The Golden Rule, Reversed
"Do unto others as you would have them do unto you."
It's the most famous ethical principle in human history. Some version of it appears in Christianity, Judaism, Islam, Hinduism, Buddhism, Confucianism, and secular humanism. It feels self-evidently right. It's also deeply flawed.
The golden rule assumes that what you want is what others want. That your preferences, your comfort zones, your love languages are universal. It's ethics built on projection — and projection, however well-intentioned, is a form of Power.
Consider a simple example. You love surprise parties. You love the spectacle, the attention, the energy of a room full of people shouting your name. So, following the golden rule, you throw a surprise party for your friend. The problem: your friend has severe social anxiety. What felt like Love to you — giving them what you'd want — is an act of Power. You imposed your preferences on their reality without consulting their actual needs.
The Novel Universe Cult proposes a revision: Do unto others as they would have done unto themselves.
This isn't just a semantic tweak. It's a fundamental shift in the demands ethics places on us. The traditional golden rule requires nothing more than self-knowledge — know what you want, then project it outward. The revised golden rule requires theory of mind — the active, ongoing effort to understand what another person actually wants, from their perspective, in their context, according to their preferences.
This is harder. Considerably harder. It means asking before acting. It means accepting that your best guess about someone's needs might be wrong. It means sitting with the discomfort of not knowing, rather than filling that uncertainty with the comfortable fiction that everyone's inner life mirrors your own.
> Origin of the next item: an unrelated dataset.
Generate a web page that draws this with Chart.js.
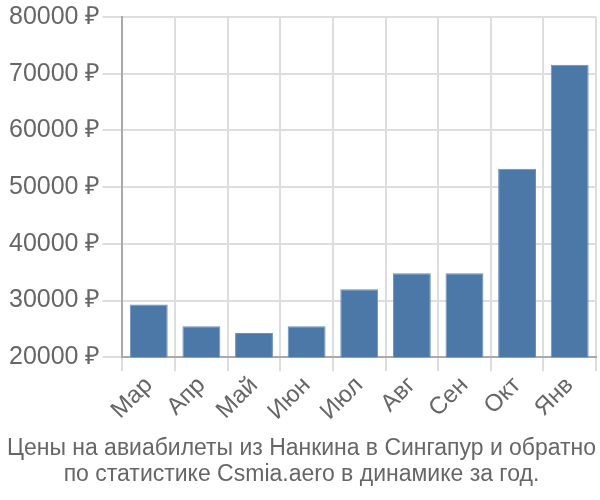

We practice this through the Ritual of the Branch — a monthly practice where members intentionally create Ripples in the world, either "casting" an act of preference outward or "catching" one from someone else. The ritual's power comes from its constraint: before you cast a Branch, you have to genuinely consider what the recipient would want, not what you'd want in their place.
The Creed illustrates this with a story. A member, Kai, wants to help his stressed-out roommate Raven, who's been picking up extra shifts because a coworker she's attracted to hasn't noticed her yet. Kai's instinct — what he'd want — is grand romantic gesture. Send flowers to the workplace. Force the issue. But Raven is shy. A public declaration would mortify her. So Kai adjusts. He makes her breakfast and stocks the fridge with her favorite energy drinks. It's smaller. Less dramatic. And it's exactly what Raven needed, because Kai bothered to find out what Raven would have done for herself.
The revised golden rule doesn't require you to be psychic. It requires you to be curious — to treat each person as a genuinely separate mind with genuinely different needs, and to invest the effort to discover what those needs actually are before acting on your assumptions.
In the Novel Universe Model, this distinction has cosmic stakes. In the Concert Hall, you'll experience every Ripple you created from the other person's perspective. The surprise party you threw for your anxious friend? You'll feel their panic. The breakfast Kai made for Raven? He'll feel her relief. The quality of your afterlife is, in part, a function of how well you understood the people your actions touched — not how good your intentions were, but how accurately your actions matched their actual needs.
Good intentions aren't enough. Empathy that starts and ends with yourself isn't empathy. The golden rule, revised, asks more of us. And that's exactly the point.